NASA pulls the plug on Spitzer, ending trail-blazing mission

An artist’s impression of the Spitzer Space Telescope departing Earth. Image: NASA/JPL-Caltech

The Spitzer Space Telescope, one of NASA’s four “Great Observatories,” executed a final set of commands 30 January, putting itself to sleep after more than 16 years of trail-blazing infrared observations.

Flight controllers at NASA’s Jet Propulsion Laboratory in Pasadena, California, sent the commands at 2 p.m. local time. Given Spitzer’s distance from Earth, it took the signals about 15 minutes to reach the spacecraft. Fifteen minutes after that, radio transmissions from Spitzer vanished on control screens at JPL, and project manager Joseph Hunt declared the mission officially over.

“Spitzer has taught us about entirely new aspects of the cosmos and taken us many steps further in understanding how the universe works, addressing questions about our origins, and whether or not are we alone,” Thomas Zurbuchen, chief of NASA’s Science Mission Directorate said in a statement.

“This Great Observatory has also identified some important and new questions and tantalising objects for further study, mapping a path for future investigations to follow. Its immense impact on science certainly will last well beyond the end of its mission.”

Launched in 2003, Spitzer was equipped with a reservoir of liquid helium to chill the telescope’s 33.5-inch primary mirror to within about five degrees of absolute zero. At those temperatures, the telescope could pick up faint infrared emissions — heat — from deep space that that cannot be detected from the ground.

When the helium coolant ran out in 2009, two of its three instruments – an infrared spectrograph and multi-band imaging spectrometer – were no longer able to record the longest infrared wavelengths, bringing Spitzer’s “cold” phase of operations to a close.

But even without its cryogenic coolant, the observatory was still a frigid 28 degrees above absolute zero behind its protective solar panel. That was cold enough for the third instrument, the Infrared Array Camera, to keep “seeing” near- and mid-infrared light. And so, Spitzer’s mission continued.

Astronomers had hoped to keep the observatory operating until launch of the $9.7 billion James Webb Space Telescope, or JWST, an infrared successor to the Hubble Space Telescope with a segmented mirror 21 feet across. Spitzer’s mission was extended through 2018 and then through 2019.

But the JWST encountered technical issues, delaying its launch until 2021, and NASA management decided to pull the plug on Spitzer.

During the course of its career, Spitzer chalked up a steady stream of discoveries, averaging 7,000 hours of observations per year over more than 6,000 days in space. The result: More than 8,700 science papers to date and many more expected in the years to come as astronomers work through its vast data archive. Total cost of the mission: $1.36 billion.

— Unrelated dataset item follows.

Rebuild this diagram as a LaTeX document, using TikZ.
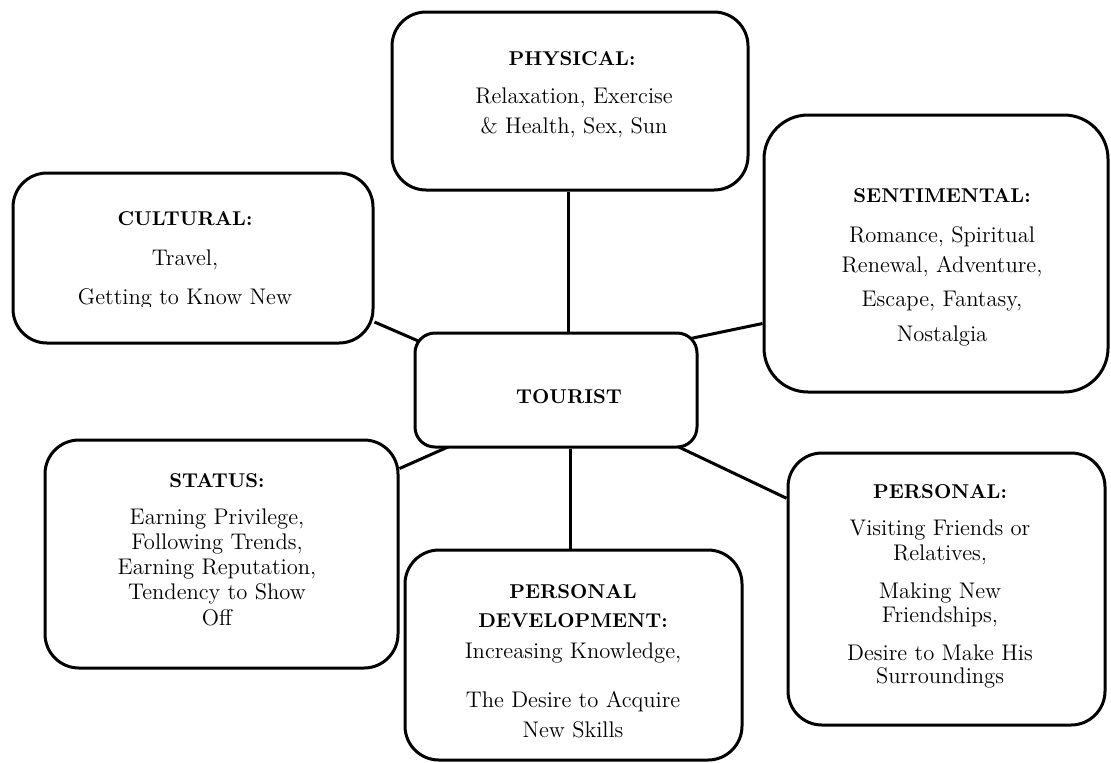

“I think that Spitzer is an example of the very best that people can achieve,” Spitzer Project Scientist Michael Werner said in a NASA statement. “I feel very fortunate to have worked on this mission, and to have seen the ingenuity, doggedness and brilliance that people on the team showed. When you tap into those things and empower people to use them, then truly incredible things will happen.”